New Zealand researchers are working to find out the long-term health effects of vaping on the nation’s youth, who are nearly three times more likely to vape than teenagers in Australia, Canada, and the United States. And while preliminary research is causing concerns, they admit that concrete conclusions are still years away.
Kelly Burrows, a researcher at Auckland University’s Bio Engineering Institute, began looking into the matter in 2019 when data suggested that cigarette use was declining but vape use was increasing drastically.
“You know it took sort of 50 years to find out what the link between smoking and health effects really were,” she said. “I would say because vaping has not been around that long, comparatively, it’ll be at least another 10 years or 20 years before we see the long-term health effects.”
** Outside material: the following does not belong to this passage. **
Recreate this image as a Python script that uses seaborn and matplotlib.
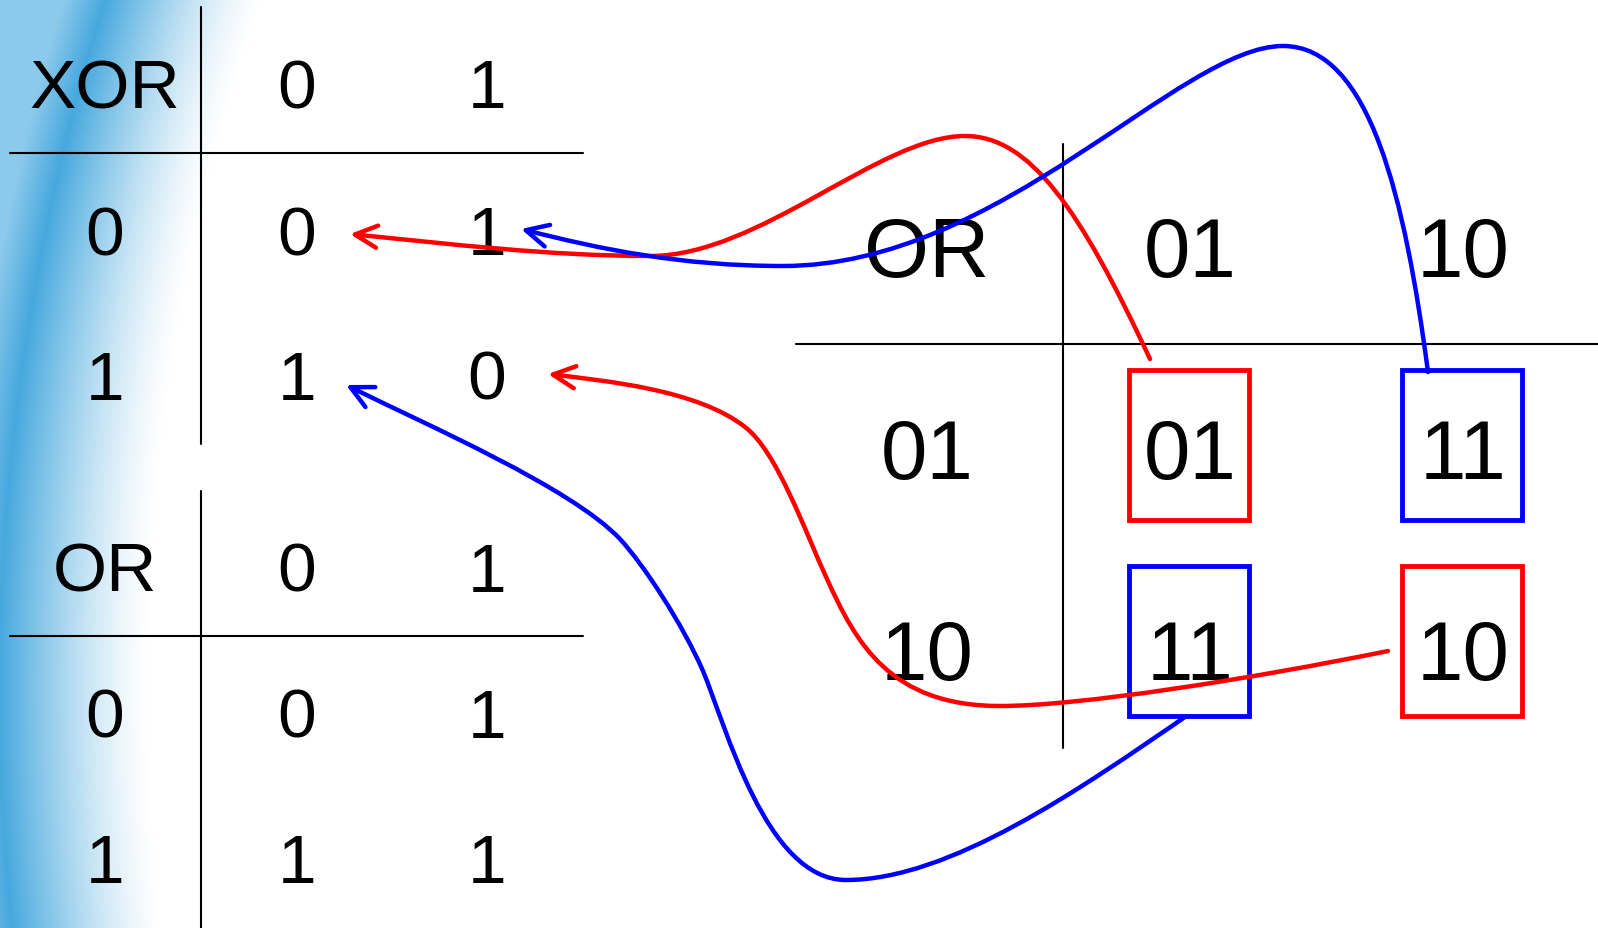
import numpy as np
import seaborn as sns
from matplotlib import pyplot as plt
from matplotlib.path import Path
from matplotlib.patches import FancyArrowPatch, Rectangle, ArrowStyle

# truth tables shown on the slide
xor_header = ["XOR", "0", "1"]
xor_rows = [["0", "0", "1"],
            ["1", "1", "0"]]
or_header = ["OR", "0", "1"]
or_rows = [["0", "0", "1"],
           ["1", "1", "1"]]
or2_header = ["OR", "01", "10"]
or2_rows = [["01", "01", "11"],
            ["10", "11", "10"]]
# colour of the frame round each cell of the 2-bit OR table
or2_marks = [["red", "blue"],
             ["blue", "red"]]

W, H = 1598, 929


def swoosh_background(ax):
    # the blue arc on the left edge of the slide
    h, w = H, 330
    yy, xx = np.mgrid[0:h, 0:w] + 0.5
    cx, cy, r = 2300, 690, 2300
    out = np.hypot(xx - cx, yy - cy) - r
    img = np.ones((h, w, 4))
    edge = np.array([70, 168, 222]) / 255.
    light = np.array([140, 202, 236]) / 255.
    fade = np.clip(1 + out / 150., 0, 1) ** 1.4
    band = np.clip(1 - out / 40., 0, 1)
    col = np.where((out > 0)[..., None],
                   band[..., None] * edge + (1 - band[..., None]) * light,
                   edge)
    img[..., :3] = col
    img[..., 3] = np.where(out > 0, 1.0, fade)
    ax.imshow(img, extent=[0, w, h, 0], zorder=0, interpolation='bilinear')


def draw_table(ax, header, rows, xs, ys, size):
    for x, t in zip(xs, header):
        ax.text(x, ys[0], t, ha='center', va='baseline', fontsize=size, zorder=2)
    for y, row in zip(ys[1:], rows):
        for x, t in zip(xs, row):
            ax.text(x, y, t, ha='center', va='baseline', fontsize=size, zorder=2)


def curve(ax, verts, color):
    codes = [Path.MOVETO] + [Path.CURVE4] * (len(verts) - 1)
    arrow = FancyArrowPatch(path=Path(verts, codes),
                            arrowstyle=ArrowStyle('->', head_length=16, head_width=8),
                            mutation_scale=1, lw=3.2, color=color,
                            zorder=5 if color == 'blue' else 4)
    ax.add_patch(arrow)


def main():
    sns.set_theme(style="white")
    plt.rcParams['font.family'] = ['Liberation Sans', 'DejaVu Sans']
    plt.rcParams['text.color'] = 'black'

    fig = plt.figure(figsize=(W / 100, H / 100), dpi=100)
    ax = fig.add_axes([0, 0, 1, 1])
    swoosh_background(ax)
    ax.set_xlim(0, W)
    ax.set_ylim(H, 0)
    ax.set_aspect('auto')
    ax.axis('off')

    # left tables
    ax.plot([201, 201], [8, 445], color='black', lw=1.5, zorder=1)
    ax.plot([10, 583], [154, 154], color='black', lw=1.5, zorder=1)
    draw_table(ax, xor_header, xor_rows, [105, 297, 487], [108, 255, 400], 50)

    ax.plot([201, 201], [492, 929], color='black', lw=1.5, zorder=1)
    ax.plot([10, 583], [637, 637], color='black', lw=1.5, zorder=1)
    draw_table(ax, or_header, or_rows, [105, 297, 487], [592, 738, 883], 50)

    # right 2-bit table
    ax.plot([1063, 1063], [145, 749], color='black', lw=1.5, zorder=1)
    ax.plot([796, 1598], [345, 345], color='black', lw=1.5, zorder=1)
    draw_table(ax, or2_header, or2_rows, [927, 1190, 1463], [277, 479, 680], 60)

    for i, row in enumerate(or2_marks):
        for j, c in enumerate(row):
            ax.add_patch(Rectangle((1129 + 273 * j, 371 + 196 * i), 120, 150,
                                   fill=False, edgecolor=c, lw=3.5, zorder=3))

    # arrows from the 2-bit OR results back to the XOR cells
    curve(ax, [(1150, 360), (1080, 210), (1030, 137), (965, 137),
               (880, 137), (760, 257), (650, 257),
               (550, 257), (450, 245), (350, 235)], 'red')
    curve(ax, [(1428, 373), (1405, 200), (1370, 47), (1283, 47),
               (1180, 47), (1000, 267), (783, 267),
               (680, 267), (600, 250), (521, 230)], 'blue')
    curve(ax, [(1388, 652), (1250, 680), (1080, 707), (1000, 707),
               (890, 707), (856, 644), (827, 580),
               (806, 535), (777, 452), (745, 428),
               (698, 391), (607, 382), (548, 375)], 'red')
    curve(ax, [(1185, 718), (1080, 790), (950, 881), (846, 881),
               (766, 881), (726, 727), (703, 672),
               (683, 626), (644, 566), (620, 540),
               (572, 489), (427, 426), (346, 386)], 'blue')

    fig.savefig('out.png', dpi=100, facecolor='white')


if __name__ == '__main__':
    main()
During the past six years, the associate professor led multiple studies on the topic, focusing on the lungs and respiratory system.
“Every time you vape, some of that will stay inside your lungs, so the e-liquids that are in vapes are sort of quite an oily substance,” Burrows said. “There’ll be a lining of this oil that will stay inside your lungs and actually one of the things that is designed to get rid of that is the process of inflammation. It’s when you have this inflammation occurring many times a day over many years, which is what leads to disease and tissue breakdown.”
Burrows worked with engineering students to create a vaping robot, which collected vapor and froze it to be tested for chemicals and contaminants. That method found at least 30 different flavoring chemicals in each e-liquid, and Burrows said no one knows what the health and safety of those flavoring chemicals is. They also found some heavy metals in the aerosol—the substance that is inhaled and exhaled from a vaping device.
“So normally the heating coil is made from a mixture of different metals and when that gets to really high temperatures, some of that comes off into the aerosol.”
Another study from Burrows grew lung cells in a lab and exposed them to e-cigarette vapor, where some cells died and others broke apart or became more permeable, meaning chemicals could be more easily absorbed into the bloodstream.